In conclusion, I would just say that my 85 days in prison were tempered by the letters I received from friends and supporters throughout the country, and indeed the world. Some of the letters that touched me most were those from journalists and writers overseas, many of whom have always looked to America as a beacon of press freedom. Those writers simply could not understand how a reporter doing her job — much less a reporter who had never written wrote an article on this story — could be imprisoned for keeping her word. Foreigners and Americans alike have been startled and disappointed at the seeming contradiction between our great tradition of a free press and jailing a reporter who was trying to protect a source so that she could continue publishing, as my paper would say, “all the news that’s fit to print.”

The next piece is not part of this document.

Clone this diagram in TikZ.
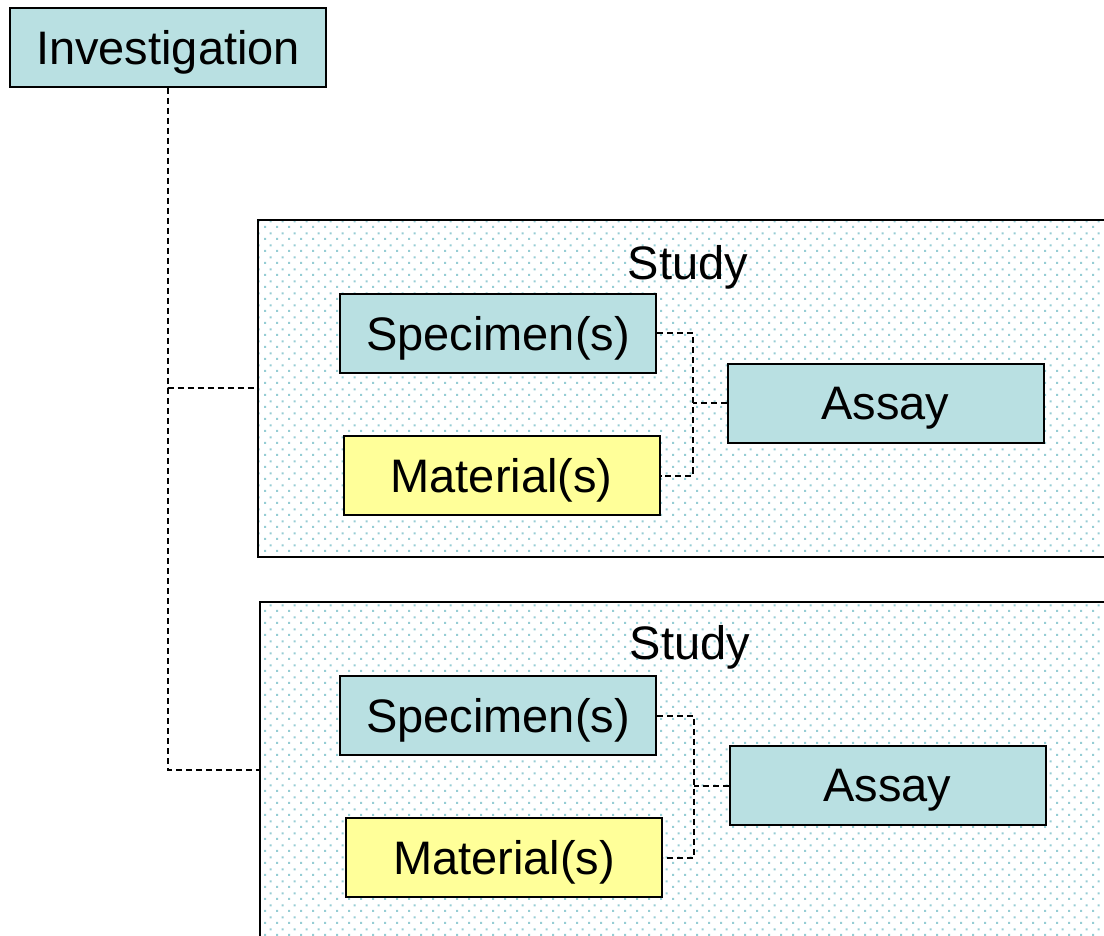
\documentclass[tikz,border=0pt]{standalone}
\usepackage{fontspec}
\setmainfont{Liberation Sans}
\usetikzlibrary{patterns}

\definecolor{boxblue}{RGB}{185,224,226}
\definecolor{boxyellow}{RGB}{255,255,153}
\definecolor{dotblue}{RGB}{150,205,212}

% square dots, staggered
\pgfdeclarepatternformonly{studydots}{\pgfqpoint{0pt}{0pt}}{\pgfqpoint{6pt}{6pt}}{\pgfqpoint{6pt}{6pt}}{
    \pgfpathrectangle{\pgfqpoint{0pt}{0pt}}{\pgfqpoint{1.1pt}{1.1pt}}
    \pgfpathrectangle{\pgfqpoint{3pt}{3pt}}{\pgfqpoint{1.1pt}{1.1pt}}
    \pgfusepath{fill}
}

\begin{document}
\begin{tikzpicture}[
            x = .5pt, y = -.5pt,
            every node/.style={font=\fontsize{23.5}{28}\selectfont, text depth=0pt},
            entity/.style={draw, line width = 1pt, minimum width = 158pt, minimum height = 39.5pt, inner sep = 0pt},
            studyarea/.style={draw, line width = 1pt, pattern = studydots, pattern color = dotblue, minimum width = 431pt, inner sep = 0pt},
            link/.style={line width = 1pt, dash pattern = on 3pt off 2pt},
            ]

        \clip (0, 0) rectangle (1104, 936);

        \node[entity, fill=boxblue] (inv) at (168, 47.5) {Investigation};

        % first study
        \node[studyarea, minimum height = 168.5pt] (study1) at (689, 388.5) {};
        \node (title1) at (688, 262) {Study};
        \node[entity, fill=boxblue] (spec1) at (498, 333.5) {Specimen(s)};
        \node[entity, fill=boxyellow] (mat1) at (501.5, 475.5) {Material(s)};
        \node[entity, fill=boxblue] (assay1) at (885.5, 403.5) {Assay};
        \coordinate (j1) at (693, 403.5);

        % second study
        \node[studyarea, minimum height = 168pt] (study2) at (691, 770) {};
        \node (title2) at (690, 642) {Study};
        \node[entity, fill=boxblue] (spec2) at (498, 715.5) {Specimen(s)};
        \node[entity, fill=boxyellow] (mat2) at (504, 857.5) {Material(s)};
        \node[entity, fill=boxblue] (assay2) at (887.5, 785.5) {Assay};
        \coordinate (j2) at (694, 785.5);

        \draw[link] (inv.south) |- (study1.west);
        \draw[link] (inv.south) |- (study2.west);

        \draw[link] (spec1.east) -| (j1) |- (mat1.east);
        \draw[link] (assay1.west) -- (j1);
        \draw[link] (spec2.east) -| (j2) |- (mat2.east);
        \draw[link] (assay2.west) -- (j2);
    \end{tikzpicture}
\end{document}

In jail, I had to draft some standards that I felt would help me and perhaps other journalists determine when, and under what circumstances, we could conclude whether a source was truly willing to let a reporter identify him or her and testify before a grand jury. But I would hope that you will act to prevent other journalists from having to conduct such metaphysical debates about free will and what constitutes a source’s waiver of confidentiality while in jail.
What has been missed in much of the furor over my case, paraphrasing Paul Levinson, a Fordham University professor, is that the recent hand-wringing should not prevent us from recognizing the most enduring truth: reporters, even flawed reporters, should not be jailed for protecting even flawed sources. When the dust clears, I hope that journalists and newsrooms will be emboldened, not confused or angered by what I have done. And I hope that you will help ensure that no other reporter will have to choose between doing her small bit to protect the First Amendment and her liberty.

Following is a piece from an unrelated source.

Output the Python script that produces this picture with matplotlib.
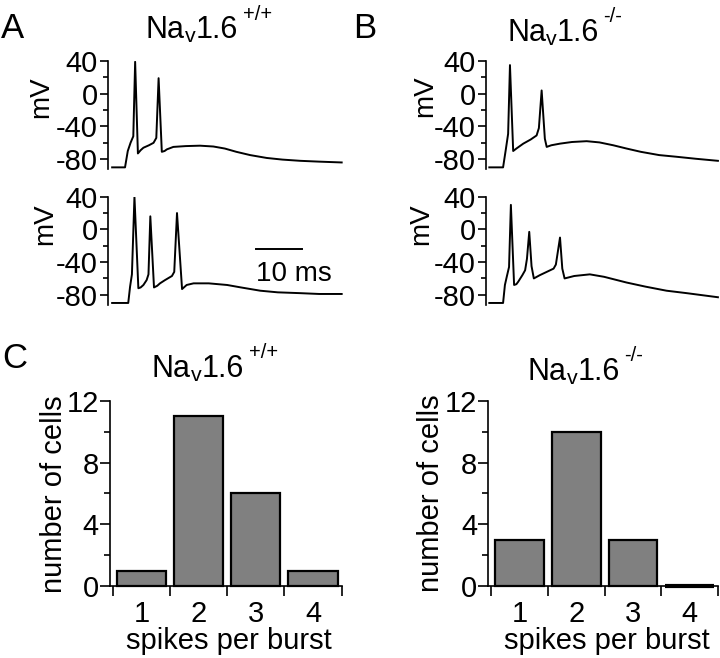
import matplotlib
matplotlib.use('Agg')
import matplotlib.pyplot as plt

plt.rcParams['font.family'] = ['Liberation Sans', 'DejaVu Sans']

# ---------------- data ----------------
# Panel A (Nav1.6 +/+), time in ms, membrane potential in mV
a1_t = [0, 2.8, 3.4, 4.0, 4.6, 5.0, 5.6, 6.2, 6.8, 8.0, 9.0, 9.6, 10.1, 10.8, 11.4, 11.9, 13.3, 16.0, 19.1, 22.0, 24.5, 27.0, 30.0, 33.6, 37.0, 40.9, 45.0, 49.9]
a1_v = [-90, -90, -70, -60, -52, 39, -73, -69, -66, -63, -60, -54, 19, -71, -70, -68, -65, -64, -63.5, -64.5, -67, -71, -75, -78.5, -80.5, -82, -83, -84]
a2_t = [0, 3.5, 3.9, 4.3, 4.85, 5.7, 6.2, 6.8, 7.5, 7.9, 8.3, 9.1, 9.8, 10.4, 11.5, 13.0, 13.5, 14.1, 15.2, 16.2, 17.7, 21.0, 25.0, 28.0, 32.2, 36.0, 40.9, 45.0, 49.9]
a2_v = [-90, -90, -70, -55, 40, -72, -71, -68, -62, -55, 16, -71, -69, -66, -62, -57, -52, 20, -73, -68, -66, -66, -68, -71, -75, -77, -78, -79, -79]
# Panel B (Nav1.6 -/-)
b1_t = [0, 3.0, 3.6, 4.1, 4.5, 5.2, 5.9, 7.4, 9.0, 10.3, 10.8, 11.4, 12.1, 12.5, 13.5, 15.4, 18.0, 21.2, 24.0, 27.0, 29.9, 33.0, 37.0, 40.7, 45.0, 49.8]
b1_v = [-90, -90, -68, -49, 35, -70, -67, -61, -56, -51, -42, 4, -55, -65, -63, -61, -59, -58, -59.5, -63, -67, -71, -75, -77, -79.5, -82]
b2_t = [0, 3.0, 3.4, 3.8, 4.3, 4.7, 5.4, 5.9, 6.3, 7.2, 7.8, 8.2, 8.7, 9.2, 9.7, 11.0, 12.5, 14.0, 14.5, 15.4, 15.9, 16.4, 18.5, 21.9, 25.0, 29.9, 34.0, 38.6, 43.0, 49.8]
b2_v = [-90, -90, -68, -58, -46, 30, -68, -67, -64, -56, -50, -36, -3, -45, -60, -56, -52, -48, -43, -10, -48, -60, -57, -55, -58, -65, -70, -75, -78, -83]

# Panel C histograms
spikes = [1, 2, 3, 4]
wt_cells = [1, 11, 6, 1]
ko_cells = [3, 10, 3, 0]

mv_ticks = [40, 0, -40, -80]
mv_minor = [20, -20, -60]
cell_ticks = [0, 4, 8, 12]
cell_minor = [2, 6, 10]

# ---------------- figure ----------------
W, H = 720, 658
fig = plt.figure(figsize=(W / 100, H / 100), dpi=100)
renderer = fig.canvas.get_renderer()


def axes_px(x0, y0, x1, y1):
    return fig.add_axes([x0 / W, 1 - y1 / H, (x1 - x0) / W, (y1 - y0) / H])


def text_px(x, y, s, **kw):
    return fig.text(x / W, 1 - y / H, s, va='baseline', **kw)


def title_px(x, y, size, sup):
    t = text_px(x, y, 'Na', fontsize=size)
    x1 = t.get_window_extent(renderer).x1
    t = fig.text(x1 / W, 1 - (y + 0.18 * size) / H, 'v', fontsize=size * 0.7, va='baseline')
    x1 = t.get_window_extent(renderer).x1
    t = fig.text(x1 / W, 1 - y / H, '1.6', fontsize=size, va='baseline')
    x1 = t.get_window_extent(renderer).x1
    fig.text((x1 + 0.2 * size) / W, 1 - (y - 0.85 * size) / H, sup, fontsize=size * 0.66, va='baseline')


def trace_axes(x0, y0, x1, y1, xmin, t, v):
    ax = axes_px(x0, y0, x1, y1)
    ax.plot(t, v, color='black', lw=1.4, solid_joinstyle='round')
    ax.set_xlim(xmin, 50.1)
    ax.set_ylim(-92, 40)
    for s in ['top', 'right', 'bottom']:
        ax.spines[s].set_visible(False)
    ax.spines['left'].set_linewidth(1.2)
    ax.set_xticks([])
    ax.set_yticks(mv_ticks)
    ax.set_yticks(mv_minor, minor=True)
    ax.set_yticklabels([str(x) for x in mv_ticks])
    ax.tick_params(axis='y', which='major', length=6, width=1.2, pad=1.5, labelsize=21)
    ax.tick_params(axis='y', which='minor', length=3.5, width=1.2)
    ax.patch.set_visible(False)
    return ax


axA1 = trace_axes(108, 61, 342.6, 169, -0.9, a1_t, a1_v)
axA2 = trace_axes(108, 196.7, 342.6, 304.6, -0.9, a2_t, a2_v)
axB1 = trace_axes(486, 61, 719.3, 169, -0.72, b1_t, b1_v)
axB2 = trace_axes(486, 196.7, 719.3, 304.6, -0.72, b2_t, b2_v)

# scale bar
axA2.plot([31.3, 41.3], [-24, -24], color='black', lw=1.4)
axA2.text(31.3, -63.7, '10 ms', fontsize=20, va='baseline', ha='left')

for (x, y) in [(41, 97), (45, 224), (425, 96), (421, 224)]:
    fig.text(x / W, 1 - y / H, 'mV', rotation=90, ha='center', va='center', fontsize=20)


def hist_axes(x0, y0, x1, y1, counts):
    ax = axes_px(x0, y0, x1, y1)
    lws = [1.6 if c > 0 else 3.0 for c in counts]
    ax.bar(spikes, counts, width=0.86, color='#808080', edgecolor='black',
           linewidth=lws, clip_on=False, zorder=3)
    ax.set_xlim(0.45, 4.5)
    ax.set_ylim(0, 12)
    for s in ['top', 'right']:
        ax.spines[s].set_visible(False)
    for s in ['left', 'bottom']:
        ax.spines[s].set_linewidth(1.2)
    ax.set_yticks(cell_ticks)
    ax.set_yticks(cell_minor, minor=True)
    ax.set_yticklabels([str(c) for c in cell_ticks])
    ax.set_xticks(spikes)
    ax.set_xticklabels([str(s) for s in spikes])
    ax.set_xticks([0.5, 1.5, 2.5, 3.5, 4.5], minor=True)
    ax.tick_params(axis='y', which='major', length=7, width=1.2, pad=1, labelsize=21)
    ax.tick_params(axis='y', which='minor', length=4.3, width=1.2)
    ax.tick_params(axis='x', which='major', length=0, pad=10, labelsize=21)
    ax.tick_params(axis='x', which='minor', length=7, width=1.2)
    ax.patch.set_visible(False)
    return ax


axC1 = hist_axes(110, 400.7, 341.7, 586.2, wt_cells)
axC2 = hist_axes(488.3, 400.7, 718, 586.2, ko_cells)

for (x, y) in [(54, 494), (431, 493)]:
    fig.text(x / W, 1 - y / H, 'number of cells', rotation=90, ha='center', va='center', fontsize=21)
for x in [228.5, 606.7]:
    text_px(x, 649, 'spikes per burst', ha='center', fontsize=21)

# titles
title_px(146, 38.5, 22, '+/+')
title_px(507, 41, 22, '-/-')
title_px(152, 377, 22, '+/+')
title_px(528, 380, 22, '-/-')

# panel letters
text_px(1, 37.5, 'A', fontsize=25)
text_px(353, 37.5, 'B', fontsize=25)
text_px(2, 368, 'C', fontsize=25)

fig.savefig('out.png', dpi=100)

There you have it. The most remarkable observation is that Miller seems to have no idea what the current Free Flow of Information Act seeks to protect. Were it to have been passed into law two years ago, Miller and Matthew Cooper still would have been given subpoenas and threatened with contempt charges. But, it seems, Miller enjoys spouting out imagined just-causes [going to war with a nation with WMDs, reporters as unconditionally supra-legal protectors of their sources] than the facts of the matter. That, more than anything else, will have a ‘chilling effect’ on the functioning of our democracy.